Data for this task
####
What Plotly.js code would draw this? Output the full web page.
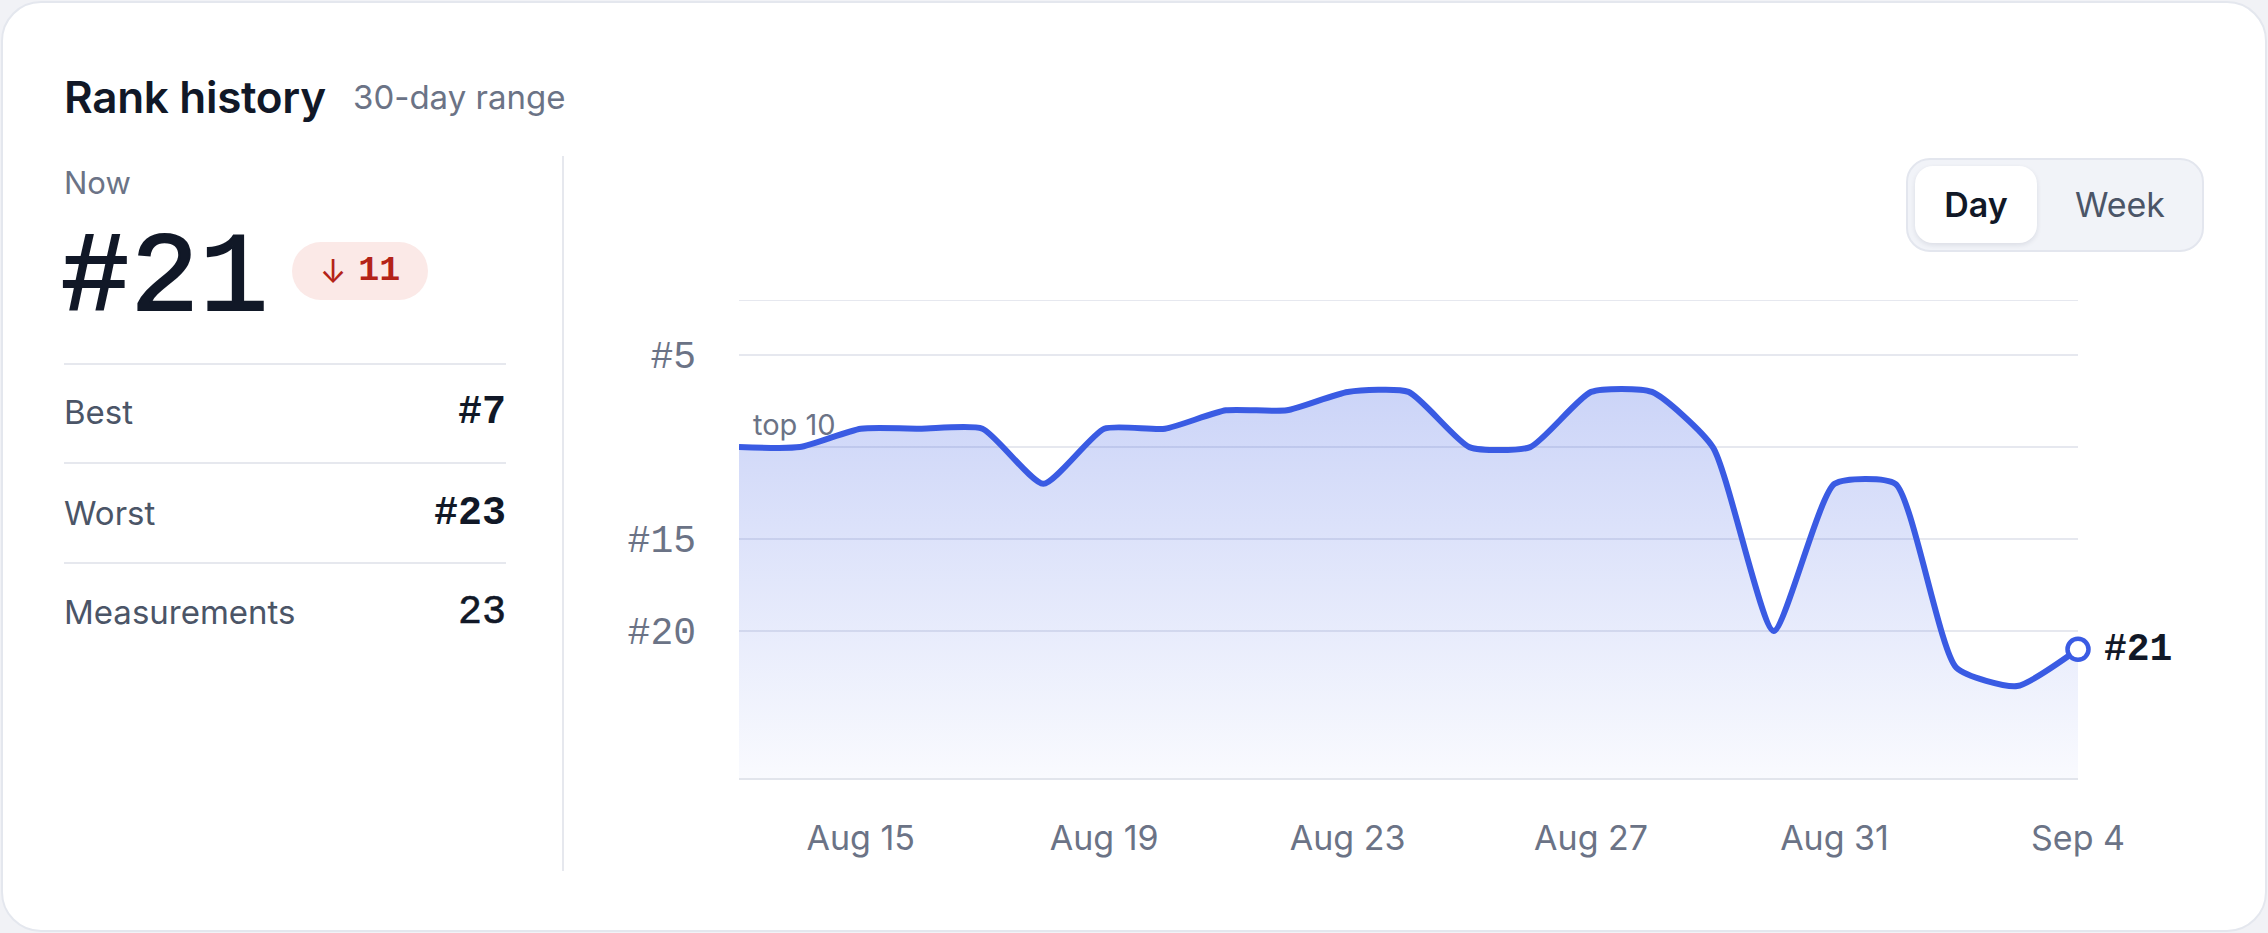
####
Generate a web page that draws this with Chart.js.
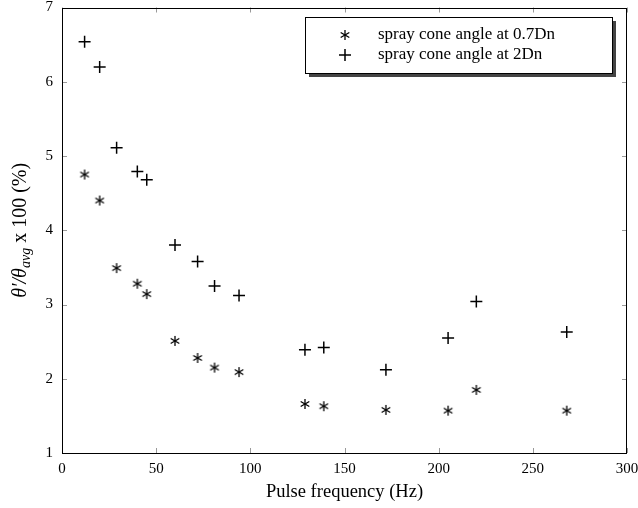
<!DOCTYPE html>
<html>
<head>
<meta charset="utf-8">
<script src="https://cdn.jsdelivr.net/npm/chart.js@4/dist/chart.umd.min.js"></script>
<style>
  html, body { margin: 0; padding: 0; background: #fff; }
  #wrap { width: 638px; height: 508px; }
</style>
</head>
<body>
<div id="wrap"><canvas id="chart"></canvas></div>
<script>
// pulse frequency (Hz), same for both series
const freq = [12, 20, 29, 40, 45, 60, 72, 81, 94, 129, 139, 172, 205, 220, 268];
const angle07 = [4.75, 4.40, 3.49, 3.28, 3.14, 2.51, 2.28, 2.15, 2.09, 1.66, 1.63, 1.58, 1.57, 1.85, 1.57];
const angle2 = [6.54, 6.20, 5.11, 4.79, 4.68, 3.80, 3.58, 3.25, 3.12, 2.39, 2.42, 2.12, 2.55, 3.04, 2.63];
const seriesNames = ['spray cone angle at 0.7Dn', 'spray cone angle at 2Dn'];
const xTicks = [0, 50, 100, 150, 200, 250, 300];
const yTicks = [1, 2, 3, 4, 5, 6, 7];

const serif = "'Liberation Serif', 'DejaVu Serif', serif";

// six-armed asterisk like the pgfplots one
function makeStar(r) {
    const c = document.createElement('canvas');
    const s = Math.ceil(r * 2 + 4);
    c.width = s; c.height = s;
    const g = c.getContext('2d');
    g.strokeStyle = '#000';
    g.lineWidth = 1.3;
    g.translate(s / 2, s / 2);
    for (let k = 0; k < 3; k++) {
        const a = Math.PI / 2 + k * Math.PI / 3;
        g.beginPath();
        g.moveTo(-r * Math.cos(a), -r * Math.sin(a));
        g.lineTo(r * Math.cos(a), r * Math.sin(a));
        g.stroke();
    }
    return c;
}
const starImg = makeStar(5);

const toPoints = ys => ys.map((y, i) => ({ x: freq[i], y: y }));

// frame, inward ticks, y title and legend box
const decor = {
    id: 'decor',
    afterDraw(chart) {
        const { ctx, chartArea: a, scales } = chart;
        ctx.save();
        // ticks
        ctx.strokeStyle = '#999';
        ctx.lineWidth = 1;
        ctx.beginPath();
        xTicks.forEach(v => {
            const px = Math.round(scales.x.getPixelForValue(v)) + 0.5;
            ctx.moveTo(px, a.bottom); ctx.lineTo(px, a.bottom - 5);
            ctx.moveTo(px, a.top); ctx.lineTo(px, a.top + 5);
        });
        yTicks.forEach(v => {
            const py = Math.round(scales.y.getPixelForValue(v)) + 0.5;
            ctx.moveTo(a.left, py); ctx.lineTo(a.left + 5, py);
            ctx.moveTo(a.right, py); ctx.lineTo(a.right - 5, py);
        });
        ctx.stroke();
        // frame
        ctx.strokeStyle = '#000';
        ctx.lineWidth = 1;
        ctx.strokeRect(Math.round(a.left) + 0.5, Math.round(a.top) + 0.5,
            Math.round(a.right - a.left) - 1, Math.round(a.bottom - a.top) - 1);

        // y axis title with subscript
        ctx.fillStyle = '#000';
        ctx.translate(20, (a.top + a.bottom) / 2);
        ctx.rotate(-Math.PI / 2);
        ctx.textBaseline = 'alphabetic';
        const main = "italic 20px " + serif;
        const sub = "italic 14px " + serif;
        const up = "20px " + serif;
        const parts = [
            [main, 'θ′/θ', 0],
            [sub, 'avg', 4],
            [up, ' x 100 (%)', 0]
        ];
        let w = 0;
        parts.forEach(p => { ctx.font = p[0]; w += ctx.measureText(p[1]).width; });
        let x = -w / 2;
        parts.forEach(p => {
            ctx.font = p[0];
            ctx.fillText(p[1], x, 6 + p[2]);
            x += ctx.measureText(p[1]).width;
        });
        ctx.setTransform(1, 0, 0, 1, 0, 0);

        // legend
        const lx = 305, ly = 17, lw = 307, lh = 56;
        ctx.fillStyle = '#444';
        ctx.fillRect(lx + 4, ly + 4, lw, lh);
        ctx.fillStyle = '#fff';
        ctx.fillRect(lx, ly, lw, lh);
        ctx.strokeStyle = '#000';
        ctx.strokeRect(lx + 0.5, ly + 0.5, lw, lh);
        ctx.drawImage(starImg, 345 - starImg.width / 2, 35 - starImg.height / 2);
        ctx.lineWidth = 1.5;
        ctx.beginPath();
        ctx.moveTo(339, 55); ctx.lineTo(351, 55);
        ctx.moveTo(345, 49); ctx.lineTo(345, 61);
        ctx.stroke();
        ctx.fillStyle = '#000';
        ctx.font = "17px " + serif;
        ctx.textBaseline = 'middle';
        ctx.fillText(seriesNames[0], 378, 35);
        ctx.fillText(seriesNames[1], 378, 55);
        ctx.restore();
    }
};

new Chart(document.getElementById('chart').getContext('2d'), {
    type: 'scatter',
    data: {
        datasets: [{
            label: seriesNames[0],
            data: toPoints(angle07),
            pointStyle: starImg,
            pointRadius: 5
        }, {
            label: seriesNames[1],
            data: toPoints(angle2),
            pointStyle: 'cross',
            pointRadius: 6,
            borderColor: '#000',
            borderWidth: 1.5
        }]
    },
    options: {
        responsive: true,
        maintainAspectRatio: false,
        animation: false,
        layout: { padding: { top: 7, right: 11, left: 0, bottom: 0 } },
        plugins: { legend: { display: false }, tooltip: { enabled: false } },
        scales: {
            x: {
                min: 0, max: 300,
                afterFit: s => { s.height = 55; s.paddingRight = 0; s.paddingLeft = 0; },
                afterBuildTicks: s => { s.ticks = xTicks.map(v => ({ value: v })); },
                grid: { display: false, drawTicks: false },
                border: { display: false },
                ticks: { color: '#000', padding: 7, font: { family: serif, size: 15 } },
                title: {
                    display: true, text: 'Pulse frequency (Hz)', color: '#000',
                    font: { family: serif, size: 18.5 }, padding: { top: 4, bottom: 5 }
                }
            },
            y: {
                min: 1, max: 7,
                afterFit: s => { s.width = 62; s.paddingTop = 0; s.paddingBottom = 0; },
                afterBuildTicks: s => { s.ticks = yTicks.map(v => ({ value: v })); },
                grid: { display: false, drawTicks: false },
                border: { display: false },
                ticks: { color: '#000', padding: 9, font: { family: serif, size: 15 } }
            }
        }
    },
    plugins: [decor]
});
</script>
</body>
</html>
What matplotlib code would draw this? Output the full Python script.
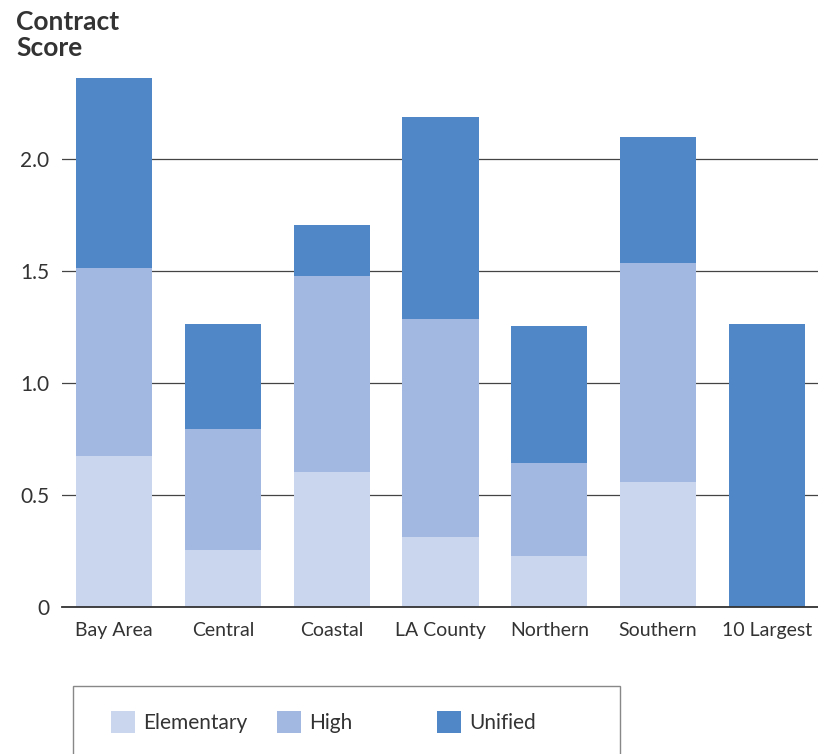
####
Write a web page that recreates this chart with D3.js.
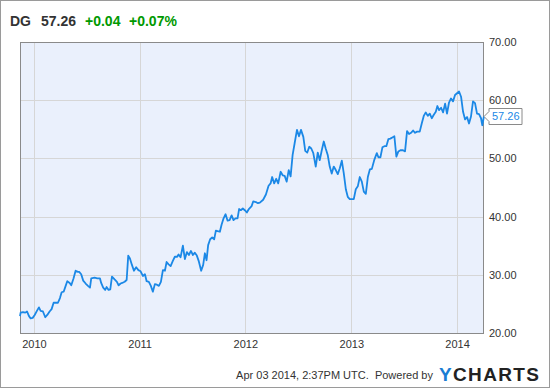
####
Goal of the exercise
Gather each line from the entries above that includes the word "What".

Result for this task
What Plotly.js code would draw this? Output the full web page.
What matplotlib code would draw this? Output the full Python script.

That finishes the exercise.